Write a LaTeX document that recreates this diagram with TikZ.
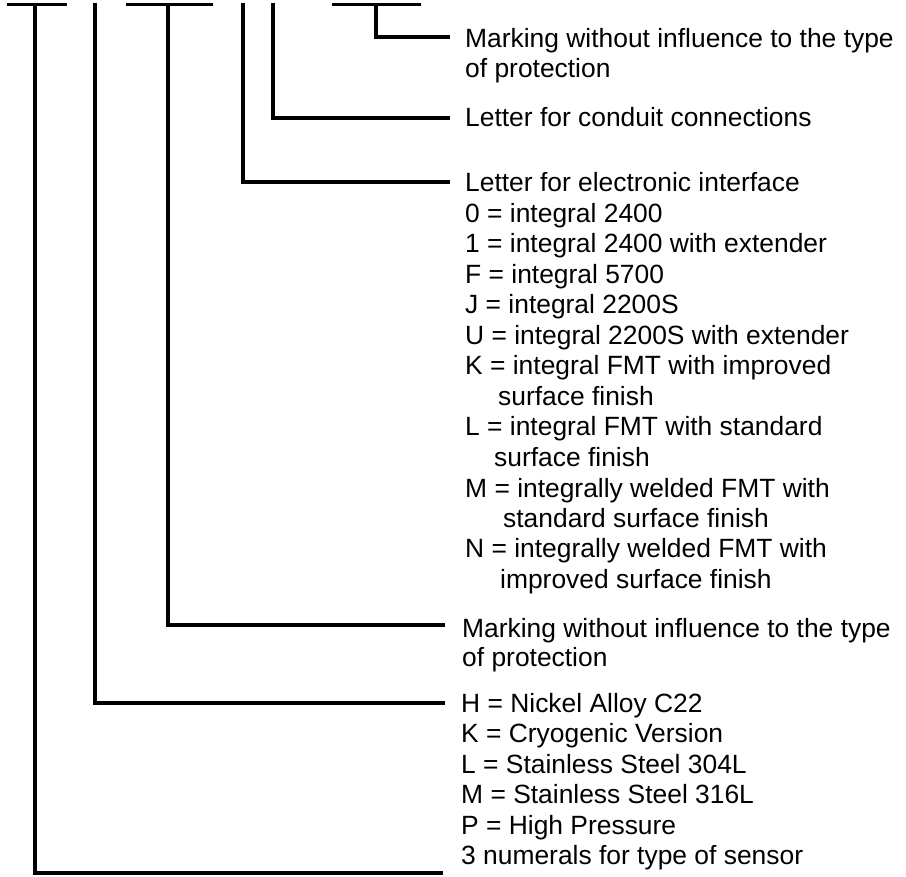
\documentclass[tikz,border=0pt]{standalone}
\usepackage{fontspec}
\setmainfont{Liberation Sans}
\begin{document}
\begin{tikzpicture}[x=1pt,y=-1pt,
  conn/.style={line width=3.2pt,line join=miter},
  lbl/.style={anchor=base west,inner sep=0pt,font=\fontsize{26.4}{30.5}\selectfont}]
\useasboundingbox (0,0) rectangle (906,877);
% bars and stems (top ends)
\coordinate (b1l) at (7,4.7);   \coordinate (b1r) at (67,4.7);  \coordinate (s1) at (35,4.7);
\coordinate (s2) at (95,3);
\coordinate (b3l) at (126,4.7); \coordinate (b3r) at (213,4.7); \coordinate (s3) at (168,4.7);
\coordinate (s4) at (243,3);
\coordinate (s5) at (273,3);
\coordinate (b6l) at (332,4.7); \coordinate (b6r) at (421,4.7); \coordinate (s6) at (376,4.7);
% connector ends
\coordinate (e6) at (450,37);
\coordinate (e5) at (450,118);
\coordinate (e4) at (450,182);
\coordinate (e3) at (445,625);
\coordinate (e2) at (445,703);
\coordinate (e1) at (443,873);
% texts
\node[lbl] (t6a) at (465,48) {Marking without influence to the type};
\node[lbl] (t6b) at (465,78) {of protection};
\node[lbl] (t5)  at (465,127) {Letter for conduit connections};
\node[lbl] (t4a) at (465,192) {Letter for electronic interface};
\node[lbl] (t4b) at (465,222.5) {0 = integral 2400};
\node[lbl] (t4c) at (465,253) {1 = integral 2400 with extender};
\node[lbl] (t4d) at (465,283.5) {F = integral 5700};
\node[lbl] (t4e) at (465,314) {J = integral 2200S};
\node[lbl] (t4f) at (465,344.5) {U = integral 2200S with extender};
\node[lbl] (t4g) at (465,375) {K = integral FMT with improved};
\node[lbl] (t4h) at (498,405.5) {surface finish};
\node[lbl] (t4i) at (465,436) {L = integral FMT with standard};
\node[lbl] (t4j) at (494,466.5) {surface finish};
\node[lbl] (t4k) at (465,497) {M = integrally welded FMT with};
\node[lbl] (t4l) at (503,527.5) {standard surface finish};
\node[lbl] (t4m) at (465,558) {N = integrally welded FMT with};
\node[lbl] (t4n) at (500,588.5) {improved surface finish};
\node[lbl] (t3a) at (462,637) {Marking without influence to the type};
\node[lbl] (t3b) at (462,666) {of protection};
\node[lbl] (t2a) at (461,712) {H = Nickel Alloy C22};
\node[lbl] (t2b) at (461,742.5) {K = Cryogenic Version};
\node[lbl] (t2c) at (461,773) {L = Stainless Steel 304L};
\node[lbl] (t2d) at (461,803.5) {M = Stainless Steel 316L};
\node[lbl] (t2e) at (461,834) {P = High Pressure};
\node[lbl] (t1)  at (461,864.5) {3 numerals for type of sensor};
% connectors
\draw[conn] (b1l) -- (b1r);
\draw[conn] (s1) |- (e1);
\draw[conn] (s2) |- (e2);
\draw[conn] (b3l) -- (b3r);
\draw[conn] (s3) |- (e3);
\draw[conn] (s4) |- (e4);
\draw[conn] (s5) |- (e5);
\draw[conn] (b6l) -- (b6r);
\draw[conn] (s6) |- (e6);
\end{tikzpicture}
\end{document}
============
> _What this task involves_: Reproduce the material word for word, minus the images.

> _Exercise solution_:
Write a LaTeX document that recreates this diagram with TikZ.
\documentclass[tikz,border=0pt]{standalone}
\usepackage{fontspec}
\setmainfont{Liberation Sans}
\begin{document}
\begin{tikzpicture}[x=1pt,y=-1pt,
  conn/.style={line width=3.2pt,line join=miter},
  lbl/.style={anchor=base west,inner sep=0pt,font=\fontsize{26.4}{30.5}\selectfont}]
\useasboundingbox (0,0) rectangle (906,877);
% bars and stems (top ends)
\coordinate (b1l) at (7,4.7);   \coordinate (b1r) at (67,4.7);  \coordinate (s1) at (35,4.7);
\coordinate (s2) at (95,3);
\coordinate (b3l) at (126,4.7); \coordinate (b3r) at (213,4.7); \coordinate (s3) at (168,4.7);
\coordinate (s4) at (243,3);
\coordinate (s5) at (273,3);
\coordinate (b6l) at (332,4.7); \coordinate (b6r) at (421,4.7); \coordinate (s6) at (376,4.7);
% connector ends
\coordinate (e6) at (450,37);
\coordinate (e5) at (450,118);
\coordinate (e4) at (450,182);
\coordinate (e3) at (445,625);
\coordinate (e2) at (445,703);
\coordinate (e1) at (443,873);
% texts
\node[lbl] (t6a) at (465,48) {Marking without influence to the type};
\node[lbl] (t6b) at (465,78) {of protection};
\node[lbl] (t5)  at (465,127) {Letter for conduit connections};
\node[lbl] (t4a) at (465,192) {Letter for electronic interface};
\node[lbl] (t4b) at (465,222.5) {0 = integral 2400};
\node[lbl] (t4c) at (465,253) {1 = integral 2400 with extender};
\node[lbl] (t4d) at (465,283.5) {F = integral 5700};
\node[lbl] (t4e) at (465,314) {J = integral 2200S};
\node[lbl] (t4f) at (465,344.5) {U = integral 2200S with extender};
\node[lbl] (t4g) at (465,375) {K = integral FMT with improved};
\node[lbl] (t4h) at (498,405.5) {surface finish};
\node[lbl] (t4i) at (465,436) {L = integral FMT with standard};
\node[lbl] (t4j) at (494,466.5) {surface finish};
\node[lbl] (t4k) at (465,497) {M = integrally welded FMT with};
\node[lbl] (t4l) at (503,527.5) {standard surface finish};
\node[lbl] (t4m) at (465,558) {N = integrally welded FMT with};
\node[lbl] (t4n) at (500,588.5) {improved surface finish};
\node[lbl] (t3a) at (462,637) {Marking without influence to the type};
\node[lbl] (t3b) at (462,666) {of protection};
\node[lbl] (t2a) at (461,712) {H = Nickel Alloy C22};
\node[lbl] (t2b) at (461,742.5) {K = Cryogenic Version};
\node[lbl] (t2c) at (461,773) {L = Stainless Steel 304L};
\node[lbl] (t2d) at (461,803.5) {M = Stainless Steel 316L};
\node[lbl] (t2e) at (461,834) {P = High Pressure};
\node[lbl] (t1)  at (461,864.5) {3 numerals for type of sensor};
% connectors
\draw[conn] (b1l) -- (b1r);
\draw[conn] (s1) |- (e1);
\draw[conn] (s2) |- (e2);
\draw[conn] (b3l) -- (b3r);
\draw[conn] (s3) |- (e3);
\draw[conn] (s4) |- (e4);
\draw[conn] (s5) |- (e5);
\draw[conn] (b6l) -- (b6r);
\draw[conn] (s6) |- (e6);
\end{tikzpicture}
\end{document}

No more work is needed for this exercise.